Author 2 books875 followers
February 14, 2023
Comedy is and always has been difficult to discuss, much less write about. Unless you’re telling stories about other comics, it tends to get serious, dry, and boring. So it was with some trepidation that I accepted to review The Revolution Will Be Hilarious by Caty Borum. It turned out to be completely different from my expectations.

Borum is deeply, heavily and submersibly involved in leveraging the under-represented in comedy. Once it gets off the ground, the book is all about various groups: Black, Indigenous, LGBTQ+, Asian, women, handicapped –anyone we might think of as a minority. She works with them to create opportunities to put on a show. Very much like a Shirley Temple movie.

They learn to schmooze, to pitch, to apply, to edit, to support each other and ultimately to shine. That’s all great, but it’s nothing new, except that it is reserved for minorities.

Which brings up what I think is the more important half of the book – the first half, before it gets off the ground.

Comedy has changed, Borum reports. It used to be that there were very few outlets. Maybe six television stations, no streaming and a totally inadequate and unorganized club circuit. Comedians had to fit what producers wanted precisely, or get no work. Referrals were king; unrequested submissions were often returned unopened. Breaking into comedy was far more stressful than the job itself.

Producers only wanted specific kinds of comedy and comedians because not only were there very few outlets, but they were national. The legend is the New York City waterworks people always knew when the commercials were in I Love Lucy, because hundreds of thousands of toilets would flush simultaneously. Shows had to have really broad appeal to maximize revenues nationwide. And minorities didn’t fit that bill because they had limited appeal. They would be inefficient in the marketplace for comedy.

Borum does not describe it this way, but that is the reality of the way it was. Fast forward to today, and there is a sudden demand for the niche. Producers are now open to all kinds of new pitches because there are now so many outlets. Filling them by being overdemanding will not work. Limited appeal suddenly works economically. It is a matter of serving an audience segment that was not worth serving until the funnel became a pipe.

By gathering up minorities into workgroups, several things happen. The performers and writers coalesce. Partnerships form. Agents, managers, funders, producers and showrunners have entertaining mass auditions to attend, in the form of the shows these new groups put on. Development deals are offered. Writers get hired. Investments are made. And astonishingly, new and innovative product comes to market.

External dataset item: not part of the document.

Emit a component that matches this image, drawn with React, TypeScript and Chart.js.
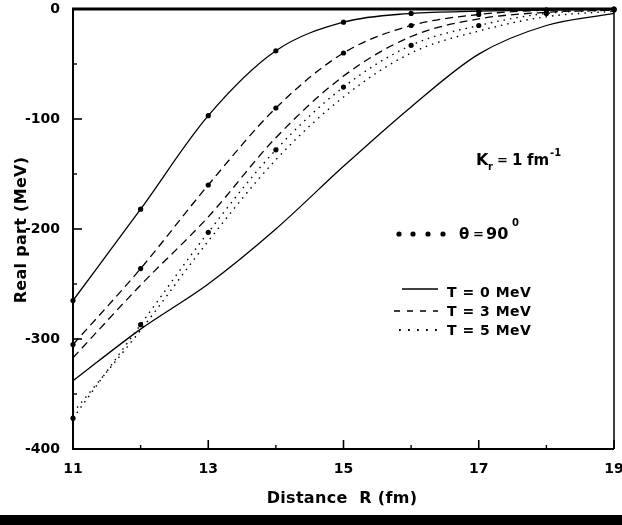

If you haven’t already surmised it, what Borum is doing is simply opening and/or managing incubators. Had she just used that word, she could have saved endless pages of explanation. But the only time she says incubator is on the very last page, writing about herself in the About The Author slot. Instead, the book is painfully repetitious and pedantic. Everything gets explained over and over for every new group she describes.

And she loves lists. Endless lists of participants you likely never heard of, and the same list of minorities over and over. She’s bona fide Hollywood – namedropping as long as there’s a breath left in her. Meanwhile, the process is little different for gays than it is for natives or latinx, but the whole story gets a reprise, every chapter. Only the names change.

The product of these efforts may not be of interest. It may not be funny. And it may only be available on some pay service you do not subscribe to or even have available. But stuff is getting out there. This, until recently, had been simply inconceivable.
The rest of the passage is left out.